We left El Calafate in the early morning for the three hour drive to Argentina's trekking capital, El Chalten. As we arrived, the day was sunny and almost warm and apart from the cloudy peaks we could see most of the Torre and Fitz Roy mountains behind this teeny tiny relaxed town. After a short explanation about this national park from the park ranger, we were dropped off at the bus terminal and set off to find our hostel. Luckily M had made us a reservation because affordable and decent lodge is quite lacking (most are dorms or full service hotels). What we didn't realize until we started walking was that it was an incredibly windy day. Just going down the street to grab some bread was quite a feat and any visions we had of hitting up a trail were quickly lost.

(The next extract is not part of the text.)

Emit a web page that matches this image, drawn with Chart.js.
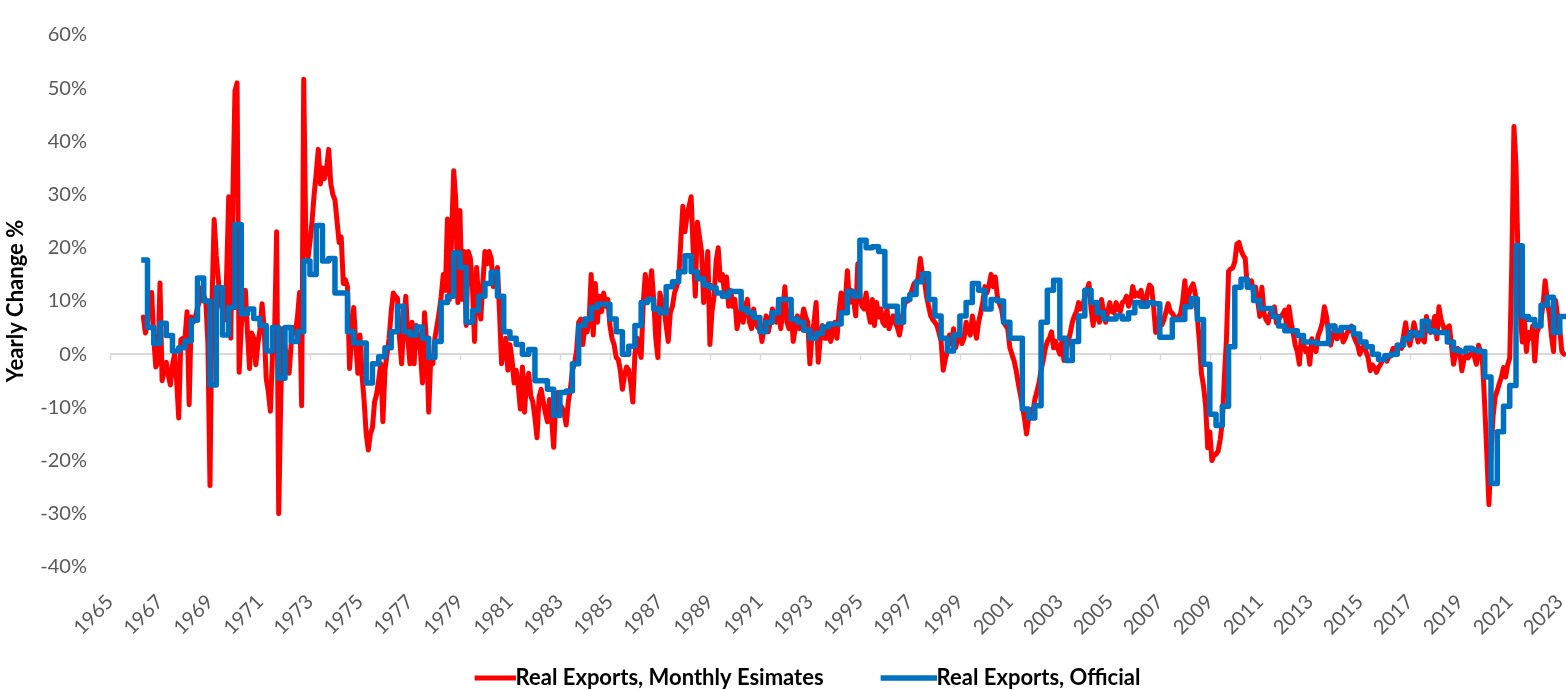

So we did what we could- had lunch and stayed in- as the winds only grew stronger and the rain picked up and became a full blown storm.
beautiful El Chalten , with Fitz Roy peak in the center
The next morning we awoke to a beautiful day and decided that it was perfect for a short walk. We decided to start with two miradores (viewpoints)- One on the whole mountain range and the other towards the lakes on the other side. These two trails were a perfect morning hike for D's still-sore-from-the-torres knees. The mountains were so crisp and clear against the blue sky, reminiscent of the torres landscape in that they were formed the same way, but somehow more majestic overlooking this little village. We were both enamored with this little place in the middle of no-where. We had booked an evening bus, but realized that time had left us with little options for completing another hike. So in a last minute judgement call, we changed our plans and hopped on the earlier bus back to El Calafate, with a long journey still ahead of us.




tiny El Chalten below
Fitz Roy on right, pointy Torre on left
condor!
in the area

Monday, January 3, 2011

El Calafate

The bus ride from Puerto Natales, Chile to El Calafate, Argentina, was all things considered, not too bad. After just over an hour drive we stopped at the Chilean border control where the workers quickly shuttled us through stamping our exit passports. Just a short drive later we were on the Argentinian side entering; this took a little while longer in the cramped booth, but mostly went off without a hitch. Another three and a half hours and we had made it to the quaint wooden houses of El Calafate on a beautifully sunny Christmas eve. Once accommodated in a hostel and well fed we quickly followed the crowds into the one and only supermarket in town, that was about to close. We gathered some snacks and lunch supplies for the following day in the ravaged market, and then went to the information office to figure out plans for the next couple of days. As everything closed for Christmas, we headed back to the hostel for a quiet evening and a well deserved laundry load.

Glaciar Perito Moreno
The next morning we had a bit of a mix up with breakfast and were accidentally delegated to the kitchen for bread and butter. By the time it was cleared up, we quickly grabbed some juice and cake for the road and were off to get good seats for our tour to Perito Moreno Glacier. We arrived at the park and had the whole day to view this impressive glacier from the many passarelas (walkways) on all sides. We stood and sat for hours staring at this immense chunk of ice, whose peices would come crashing down in intervals. The blue-ish brighttness extending as far as the eyes could see, kept us captivated until it was time to head back to town , slightly sunburned but very content. We ended the evening with a good pizza and good night's sleep, ready for another adventure.